El liberalismo económico, entendido como el derecho de los individuos a emprender las actividades económicas que decidan y a la protección por parte del Estado de los correspondientes derechos de propiedad, tiene su origen histórico en las revoluciones de los siglos XVII y XVIII, que terminaron con la discrecionalidad de las monarquías absolutas. Es precisamente a partir de esas conquistas que el producto por habitante comienza a crecer de modo ostensible tras siglos de estancamiento.

Pero el capitalismo liberal generó también, como el absolutismo, formas de concentración de la riqueza y del poder, que amenazaron con su subsistencia cuando hacia el siglo XX tuvieron lugar las revoluciones socialistas en partes de Europa y Asia. La reacción occidental que les siguió estableció un nuevo pacto social que, conservando los derechos de la iniciativa individual, confirió al Estado la misión de regular la concentración económica y procurar iguales oportunidades para las nuevas generaciones, más allá de la fortuna de sus padres. El neoliberalismo fue una reacción adversa a dicho pacto, por considerar que el peso que se daba al Estado ahogaría, en último término, la fuerza de la iniciativa individual.

Durante la dictadura, Chile se orientó hacia un ordenamiento más cercano a esta última línea. Es así como, junto a expandir las áreas que serían dejadas al mercado, los ámbitos regulatorios y de promoción de la igualdad de oportunidades fueron reducidos a su mínima expresión.

Pero han pasado décadas desde entonces. Y el crecimiento de los ingresos públicos, en un período de marcado dinamismo económico, permitió incrementar varias veces los presupuestos públicos en educación y salud, por ejemplo, actividades que como ninguna simbolizan la búsqueda de iguales oportunidades y que nos alejan del cuestionado paradigma neoliberal. Lo mismo puede decirse de las acciones regulatorias que hoy ejerce el Estado.

Y los resultados son demasiado elocuentes. Nuestro país no solo logró en poco tiempo pasar desde la parte baja de la tabla de ingreso por habitante entre las mayores economías de la región al lugar de privilegio, sino que hoy día presenta los mejores indicadores en salud y educación dentro de Latinoamérica.
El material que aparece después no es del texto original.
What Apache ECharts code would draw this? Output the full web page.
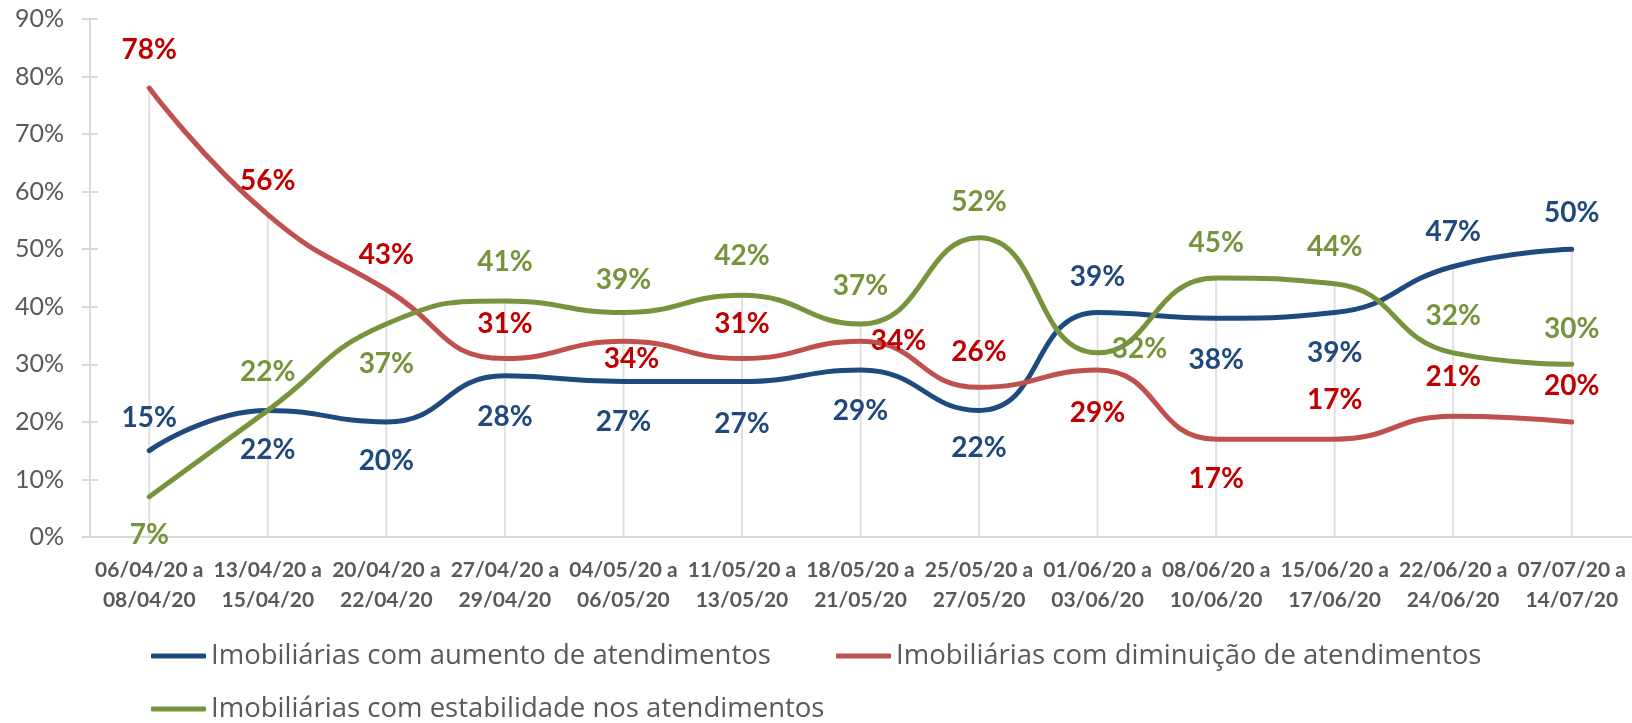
<!DOCTYPE html>
<html>
<head>
<meta charset="utf-8">
<script src="https://cdn.jsdelivr.net/npm/echarts@6/dist/echarts.min.js"></script>
<style>
  html, body { margin: 0; padding: 0; background: #fff; }
  #chart { width: 1632px; height: 723px; }
</style>
</head>
<body>
<div id="chart"></div>
<script>
const categories = [
  '06/04/20 a\n08/04/20', '13/04/20 a\n15/04/20', '20/04/20 a\n22/04/20',
  '27/04/20 a\n29/04/20', '04/05/20 a\n06/05/20', '11/05/20 a\n13/05/20',
  '18/05/20 a\n21/05/20', '25/05/20 a\n27/05/20', '01/06/20 a\n03/06/20',
  '08/06/20 a\n10/06/20', '15/06/20 a\n17/06/20', '22/06/20 a\n24/06/20',
  '07/07/20 a\n14/07/20'
]
const seriesNames = [
  'Imobiliárias com aumento de atendimentos',
  'Imobiliárias com diminuição de atendimentos',
  'Imobiliárias com estabilidade nos atendimentos'
]
const aumento = [15, 22, 20, 28, 27, 27, 29, 22, 39, 38, 39, 47, 50]
const diminuicao = [78, 56, 43, 31, 34, 31, 34, 26, 29, 17, 17, 21, 20]
const estabilidade = [7, 22, 37, 41, 39, 42, 37, 52, 32, 45, 44, 32, 30]
const yTicks = [0, 10, 20, 30, 40, 50, 60, 70, 80, 90]

// label placement (pixels from the point), kept apart from the values
const aumentoDy = [-33, 40, 39, 41, 40, 42, 41, 38, -36, 42, 40, -35, -36]
const diminuicaoDy = [-38, -34, -35, -35, 18, -35, 0, -35, 43, 40, -39, -39, -36]
const diminuicaoDx = [0, 0, 0, 0, 8, 0, 38, 0, 0, 0, 0, 0, 0]
const estabilidadeDy = [38, -38, 40, -39, -33, -39, -38, -36, -4, -35, -37, -37, -35]
const estabilidadeDx = [0, 0, 0, 0, 0, 0, 0, 0, 42, 0, 0, 0, 0]

const FONT = 'Lato, "Noto Sans", sans-serif'
const LEGEND_FONT = '"Open Sans", "Noto Sans", sans-serif'
const GRAY = '#595959'
const LIGHT = '#d9d9d9'

const dropLines = categories.map((_, i) => Math.max(aumento[i], diminuicao[i], estabilidade[i]))

const withLabels = (values, dy, dx) =>
  values.map((v, i) => ({
    value: v,
    label: { offset: [dx ? dx[i] : 0, dy[i]] }
  }))

const lineSeries = (name, values, dy, dx, lineColor, labelColor) => ({
  name,
  type: 'line',
  smooth: 0.5,
  symbol: 'circle',
  symbolSize: 2,
  showSymbol: true,
  z: 3,
  data: withLabels(values, dy, dx),
  lineStyle: { width: 5, color: lineColor, cap: 'round' },
  itemStyle: { color: lineColor },
  label: {
    show: true,
    position: 'inside',
    formatter: (p) => Math.round(p.value) + '%',
    color: labelColor,
    fontFamily: FONT,
    fontWeight: 'bold',
    fontSize: 28
  },
  emphasis: { disabled: true }
})

const legendBox = (name, left, top) => ({
  data: [name],
  left,
  top,
  padding: 0,
  icon: 'roundRect',
  itemWidth: 55,
  itemHeight: 5,
  selectedMode: false,
  textStyle: { color: GRAY, fontFamily: LEGEND_FONT, fontSize: 27.5 }
})

const chart = echarts.init(document.getElementById('chart'))

chart.setOption({
  animation: false,
  backgroundColor: '#fff',
  grid: { left: 90, right: 1, top: 19, bottom: 186 },
  legend: [
    legendBox(seriesNames[0], 151, 642),
    legendBox(seriesNames[1], 836, 642),
    legendBox(seriesNames[2], 151, 695)
  ],
  xAxis: {
    type: 'category',
    data: categories,
    boundaryGap: true,
    axisLine: { lineStyle: { color: LIGHT, width: 2 } },
    axisTick: { show: false },
    splitLine: { show: false },
    axisLabel: {
      interval: 0,
      margin: 18,
      color: GRAY,
      fontFamily: FONT,
      fontWeight: 'bold',
      fontSize: 21,
      lineHeight: 30
    }
  },
  yAxis: [
    {
      type: 'value',
      min: yTicks[0],
      max: yTicks[yTicks.length - 1],
      interval: 10,
      axisLine: { show: true, lineStyle: { color: LIGHT, width: 2 } },
      axisTick: { show: true, length: 8, lineStyle: { color: LIGHT, width: 2 } },
      splitLine: { show: false },
      axisLabel: {
        margin: 26,
        color: GRAY,
        fontFamily: FONT,
        fontSize: 25,
        formatter: (v) => v + '%'
      }
    },
    {
      type: 'value',
      position: 'left',
      min: yTicks[0],
      max: yTicks[yTicks.length - 1],
      interval: 10,
      axisLine: { show: false },
      axisTick: { show: true, inside: true, length: 8, lineStyle: { color: LIGHT, width: 2 } },
      splitLine: { show: false },
      axisLabel: { show: false }
    }
  ],
  series: [
    {
      name: 'drop',
      type: 'bar',
      data: dropLines,
      barWidth: 2,
      silent: true,
      z: 1,
      itemStyle: { color: '#e0e0e0' },
      label: { show: false }
    },
    lineSeries(seriesNames[0], aumento, aumentoDy, null, '#1F4A7E', '#1F497D'),
    lineSeries(seriesNames[1], diminuicao, diminuicaoDy, diminuicaoDx, '#C0504D', '#C00000'),
    lineSeries(seriesNames[2], estabilidade, estabilidadeDy, estabilidadeDx, '#77933C', '#77933C')
  ]
})

window.addEventListener('resize', () => chart.resize())
</script>
</body>
</html>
En efecto, un reciente estudio de la Universidad de Washington situó a Chile en el lugar más alto en acceso y calidad de la salud en América Latina, con progresos muy superiores a la media regional a lo largo de las últimas décadas. Nuestros resultados de la prueba Pisa de 2018, por su parte, fueron por distancia los mejores de Latinoamérica, mientras la incidencia del origen socioeconómico de los estudiantes era similar a la media regional. Esto significa que la calidad educacional que reciben nuestros estudiantes, en cada nivel socioeconómico, es mejor a la de sus pares en cualquier otro país latinoamericano. No podemos ser, por tanto, clasificados como la quinta esencia del neoliberalismo.

Pero, pero. El nivel y equidad de acceso a la salud y educación es muy inferior al que presentan aquellos países que debieran marcar nuestro derrotero, esto es, aquellos ya desarrollados, pero de tamaño medio, más bien alejados de los grandes centros de consumo, abiertos y ricos en recursos naturales. Son los clásicos ejemplos de los dos países oceánicos, los escandinavos y en cierta medida Canadá. Estos países destacan por presentar no solo elevadísimos índices de acceso a la salud y calidad de la educación, sino los más bajos grados de incidencia del origen socioeconómico en la calidad de estos derechos, condición indispensable para exhibir la muy elevada productividad y cohesión que ostentan.

Estamos hoy en la encrucijada de lograr consensuar una nueva ola de reformas estructurales que eleven nuestra productividad y cohesión o fallar y condenarnos a la mediocridad. Esta etapa es más difícil que aquella en que logramos los acuerdos que nos trajeron hasta acá, como lo muestra el reducido número de países que lo han logrado. En el éxito o fracaso de las tratativas para escribir una nueva Constitución, que nos dé el marco para que estos acuerdos se produzcan y dejemos atrás nuestra polarización y atomización política presente, se juega mucho más de lo que a veces creemos y percibimos como meras escaramuzas de la política. Hemos llegado a un crucial momento de definiciones y solo cabe esperar que estemos a la altura y no nos enredemos en cálculos parciales promovidos por intereses minoritarios.